Еще одним незабываемым «первым шагом» был тот день, когда я побывала в магазине GUCCI на виа Кондотти вместе с мамой ради нашего специального шопинг-загула во время той памятной поездки в Италию. Вплоть до этого момента я лишь смутно представляла себе, чем мой отец зарабатывает на жизнь и куда уезжает каждый раз, покидая нас. В школе я пришла к пониманию, что странная итальянская фамилия, которую носила — некоторые девочки насмешливо коверкали ее, говоря «Гу-ки» или «Гу-си», — на самом деле была не просто «дурацким» непонятным словцом. Однако я не могла оценить подлинных масштабов предприятия моего отца вплоть до того дня, когда он договорился с несколькими доверенными работниками, чтобы те задержались после окончания рабочей смены, пока он будет водить нас по тому самому магазину, где когда-то работала моя мать.

Тот факт, что все они настолько почтительно обращались с нами, подарил мне мимолетное ощущение радостного волнения, но я чувствовала, что маме неуютно снова оказаться там; она, несомненно, думала обо всех досужих сплетнях о нас, пока мы бродили по магазину. Я же, напротив, чувствовала себя как дома, особенно когда отец сказал мне, что могу что-нибудь выбрать для себя:

— Почему бы тебе не примерить какие-нибудь туфельки?

У меня глаза разбежались, пока менеджер не показал мне мягкие белые мокасины, в которые я тут же влюбилась. Это была моя первая пара обуви от GUCCI, и я носила ее до тех пор, пока не переросла. Папа в своем костюме цвета индиго, с платочком в горошек в нагрудном кармане, был воплощением элегантности и лишь посмеивался надо мной. Мне казалось, что он нигде не выглядел так органично, как в этом магазине.

Несомненно, счастливейшим для меня «первым шагом» было общение с папой, когда он взял меня в поездку по Швейцарии. Мама осталась дома, так что мы отправились вдвоем. Мы поехали навестить моего дядю Родольфо в его шале в швейцарской деревне Сувретта, недалеко от Сент-Морица. Строго говоря, это не были каникулы, поскольку отцу надо было заниматься делами, но я не возражала. Просто с нетерпением ждала возможности побыть с ним какое-то время.

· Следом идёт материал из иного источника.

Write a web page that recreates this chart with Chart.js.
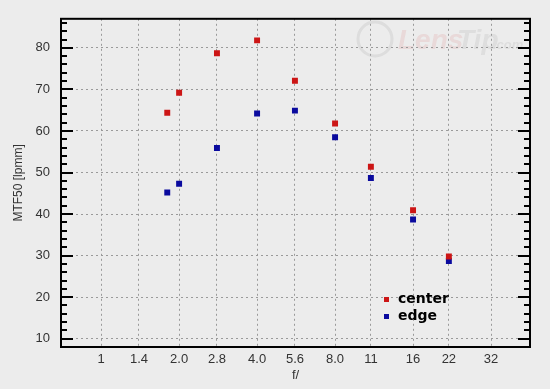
<!DOCTYPE html>
<html>
<head>
<meta charset="utf-8">
<script src="https://cdn.jsdelivr.net/npm/chart.js@4/dist/chart.umd.min.js"></script>
<style>
  html, body { margin: 0; padding: 0; background: #ececec; }
  #wrap { width: 550px; height: 389px; }
</style>
</head>
<body>
<div id="wrap"><canvas id="mtfChart" width="550" height="389"></canvas></div>
<script>
// f-numbers on the x axis
const fLabels = ['1', '1.4', '2.0', '2.8', '4.0', '5.6', '8.0', '11', '16', '22', '32'];
const yMajor = [10, 20, 30, 40, 50, 60, 70, 80];

// measured apertures
const apertures = [1.8, 2.0, 2.8, 4.0, 5.6, 8.0, 11, 16, 22];
const centerValues = [64.4, 69.2, 78.7, 81.8, 72.1, 61.8, 51.4, 40.9, 29.8];
const edgeValues = [45.2, 47.3, 55.9, 64.2, 64.9, 58.5, 48.7, 38.7, 28.7];

const toPoints = (vals) => apertures.map((f, i) => ({ x: f, y: vals[i] }));

// frame, inner tick marks, legend and watermark
const framePlugin = {
    id: 'frame',
    beforeDraw(chart) {
        const { ctx } = chart;
        ctx.save();
        // faint LensTip watermark
        ctx.globalAlpha = 0.1;
        ctx.strokeStyle = '#555';
        ctx.lineWidth = 3;
        ctx.beginPath();
        ctx.arc(375, 39, 17, 0, Math.PI * 2);
        ctx.stroke();
        ctx.fillStyle = '#d03030';
        ctx.font = 'italic bold 28px "Liberation Sans", Arial, sans-serif';
        ctx.textBaseline = 'middle';
        ctx.fillText('Lens', 398, 41);
        ctx.fillStyle = '#666';
        ctx.fillText('Tip', 457, 41);
        ctx.font = 'italic bold 13px "Liberation Sans", Arial, sans-serif';
        ctx.fillText('.com', 493, 45);
        ctx.restore();
    },
    afterDraw(chart) {
        const { ctx, chartArea: a } = chart;
        const y = chart.scales.y;
        ctx.save();
        ctx.strokeStyle = '#000';
        ctx.lineWidth = 2;
        ctx.strokeRect(a.left, a.top, a.right - a.left, a.bottom - a.top);
        for (let v = 8; v <= y.max; v += 2) {
            const py = Math.round(y.getPixelForValue(v));
            if (py <= a.top + 1 || py >= a.bottom - 1) continue;
            const len = v % 10 === 0 ? 12 : 6;
            ctx.beginPath();
            ctx.moveTo(a.left, py);
            ctx.lineTo(a.left + len, py);
            ctx.moveTo(a.right, py);
            ctx.lineTo(a.right - len, py);
            ctx.stroke();
        }
        // legend inside the plot
        ctx.font = 'bold 14px "DejaVu Sans", sans-serif';
        ctx.textBaseline = 'middle';
        chart.data.datasets.forEach((ds, i) => {
            const ly = 299 + i * 17;
            ctx.fillStyle = ds.backgroundColor;
            ctx.fillRect(384, ly - 2, 5, 5);
            ctx.fillStyle = '#000';
            ctx.fillText(ds.label, 398, ly);
        });
        ctx.restore();
    }
};

const ctx = document.getElementById('mtfChart').getContext('2d');
const mtfChart = new Chart(ctx, {
    type: 'scatter',
    data: {
        datasets: [
            {
                label: 'center',
                data: toPoints(centerValues),
                backgroundColor: '#cc1515',
                borderColor: '#cc1515',
                borderWidth: 0,
                pointStyle: 'rect',
                pointRadius: 4.2
            },
            {
                label: 'edge',
                data: toPoints(edgeValues),
                backgroundColor: '#0a0a9e',
                borderColor: '#0a0a9e',
                borderWidth: 0,
                pointStyle: 'rect',
                pointRadius: 4.2
            }
        ]
    },
    options: {
        responsive: false,
        animation: false,
        layout: { padding: { top: 16, right: 20, left: 0, bottom: 0 } },
        plugins: {
            legend: { display: false },
            tooltip: { enabled: false }
        },
        scales: {
            x: {
                type: 'logarithmic',
                min: 0.7071,
                max: 45.25,
                afterBuildTicks: (scale) => {
                    scale.ticks = fLabels.map(l => ({ value: parseFloat(l) }));
                },
                afterFit: (scale) => { scale.height = 42; },
                ticks: {
                    autoSkip: false,
                    maxRotation: 0,
                    padding: 5,
                    color: '#333',
                    font: { family: '"Liberation Sans", Arial, sans-serif', size: 13 },
                    callback: (v, i) => fLabels[i]
                },
                grid: { color: '#9a9a9a', lineWidth: 1, drawTicks: false },
                border: { display: false, dash: [2, 3] },
                title: {
                    display: true,
                    text: 'f/',
                    color: '#333',
                    font: { family: '"Liberation Sans", Arial, sans-serif', size: 13 },
                    padding: { top: 0, bottom: 6 }
                }
            },
            y: {
                min: 8,
                max: 87,
                afterBuildTicks: (scale) => {
                    scale.ticks = yMajor.map(v => ({ value: v }));
                },
                afterFit: (scale) => { scale.width = 61; },
                ticks: {
                    padding: 11,
                    color: '#333',
                    font: { family: '"Liberation Sans", Arial, sans-serif', size: 13 }
                },
                grid: { color: '#9a9a9a', lineWidth: 1, drawTicks: false },
                border: { display: false, dash: [2, 3] },
                title: {
                    display: true,
                    text: 'MTF50 [lpmm]',
                    color: '#333',
                    font: { family: '"Liberation Sans", Arial, sans-serif', size: 12 },
                    padding: { top: 11, bottom: 0 }
                }
            }
        }
    },
    plugins: [framePlugin]
});
</script>
</body>
</html>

— Fai la brava[44], Патрицина! — повторяла мне мама перед нашим отъездом. Как будто я собиралась делать что-то другое! Даже в том моем нежном возрасте люди всегда восхищались тем, как себя подаю и какая я взрослая. Конечно, перспектива отправиться в долгую поездку с папой наедине казалась восхитительной, но, зная, что ему и без моих выходок будет чем занять голову, мать решила, что лучше предостеречь меня — ради него. Я понятия не имела, что он тогда боролся с сопротивлением родственников, которые отчаянно стремились утвердить свою власть над семейным бизнесом; к тому же его надежды вывести фирму GUCCI на итальянский рынок акций были сокрушены братьями, считавшими такой шаг слишком поспешным. Мой отец мечтал назначить своих сыновей директорами, чтобы вознаградить их за упорный труд на протяжении всех этих лет, но Родольфо и Васко восстали и против этой идеи, расценив ее как непотизм[45]. Кроме того, такого рода назначения были бы несправедливыми в отношении их собственных детей, утверждали они, невзирая на тот факт, что эти дети были слишком юны, чтобы рассматривать их как кандидатов на высокие должности. После многих лет трудов ради общего, как считал отец, дела ему, должно быть, было тяжело испытывать на себе бремя семейных раздоров.

Его шофер Франко семь часов вез нас из Рима в Милан, то и дело останавливаясь по дороге, чтобы заправиться и перекусить. Затем мы три часа ехали на поезде, пересекли границу, а потом ныряли из одного тоннеля в другой; папа читал газету, а я сидела рядом с ним с книжкой. Мы пообедали в вагоне-ресторане, и я стала смотреть в окно, надеясь впервые увидеть Альпы.

Мужчина, которого мой отец называл Фоффо, оказался вовсе не таким открытым и теплым, каким надеялась его увидеть. Он проявлял вежливость, но показался мне печальным и как-то стушевался в присутствии моего отца. Приветственно расцеловав в обе щеки, он проводил меня в мою комнату и проследил, чтобы у меня было все необходимое; но его манера держаться была несколько отстраненной. А еще мне показалось, что он жил прошлым. Его шале, названное Чеза д’Анкора — в память о его довоенном сценическом псевдониме Маурицио Д’Анкора, — было набито вещицами, связанными с фильмами, в которых он снимался. В отдельном шале, которое стало настоящим святилищем его карьеры, имелся домашний кинотеатр, где он просматривал многие свои старые киноработы.